Joseph Rapach, a junior at Monmouth University and self-proclaimed dessert enthusiast, made the trip into the city in late November to try getting his hands on a Cronut. Yet more than a year after its debut, the pastry dessert is as elusive as ever. Rapach ended up standing in a line to the bakery that snaked around the block for hours before finally giving up.
“I’ve been wanting to try the original Cronut for what seems like forever, seriously,” said Rapach. “I heard about the long lines to get into Dominique Ansel’s Bakery, but I naively thought that if I made my way to the city when it’s freezing and blustering outside, I’d have a chance. Boy, was I wrong!”
While Rapach and others like him have the option of pre-ordering Ansel’s Cronuts two weeks in advance or placing a large order of them a month in advance, Dunkin Donuts has recently presented a simpler alternative. The ubiquitous coffeehouse chain’s newly introduced Croissant Donut will allow people all over the world to try its own mainstream version of the original Ansel Cronut at half of the price.
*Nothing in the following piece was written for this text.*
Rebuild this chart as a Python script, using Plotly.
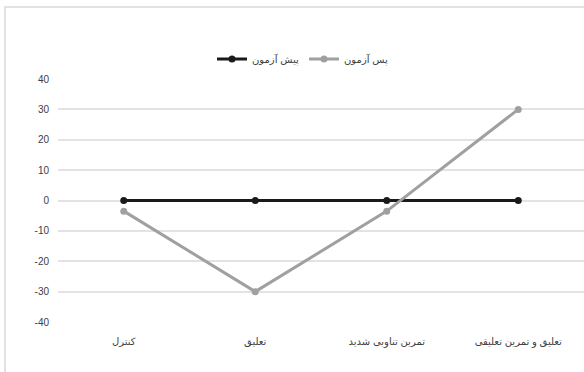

In a press release for the new pastry, Dunkin Donuts describes the Croissant Donut as a dessert that “has 24 layers of buttery dough and is covered with the same sweet distinctive glaze used on [Dunkin Donuts’] Glazed Donuts, creating the ultimate pastry that is crisp on the outside and soft and flaky on the inside.”
2. A promotional poster for Croissant Donuts at a local Dunkin Donuts.
A promotional poster for Croissant Donuts at a local Dunkin Donuts.

Taste testers at the Daily News Taste Kitchen claim in their review that the Croissant Donut simply does not compare with the original Cronut, especially since it lacks cream filling. Although it may not taste exactly the same as Ansel’s Cronut, it will definitely be much easier and faster for pastry fans to sink their teeth into. In fact, they can pick one up at any one of the company’s approximately 11,000 locations in more than 30 countries worldwide, according to Dunkin Brands.
There is no telling whether or not other similar chains will introduce the Cronut to their menus. Zachary Bruno, a junior at Monmouth University who is currently employed at McDonald’s, hopes the fast food giant he works for will follow in Dunkin Donuts’ footsteps.
“It would be so awesome if McDonald’s decided to bring in the Cronut to expand the dessert choices they already have,” said Bruno. “Knowing McDonald’s, it would be affordable and good. Besides that, though, I would be able to eat it on my breaks without having to wait in a line for longer than just a few minutes.”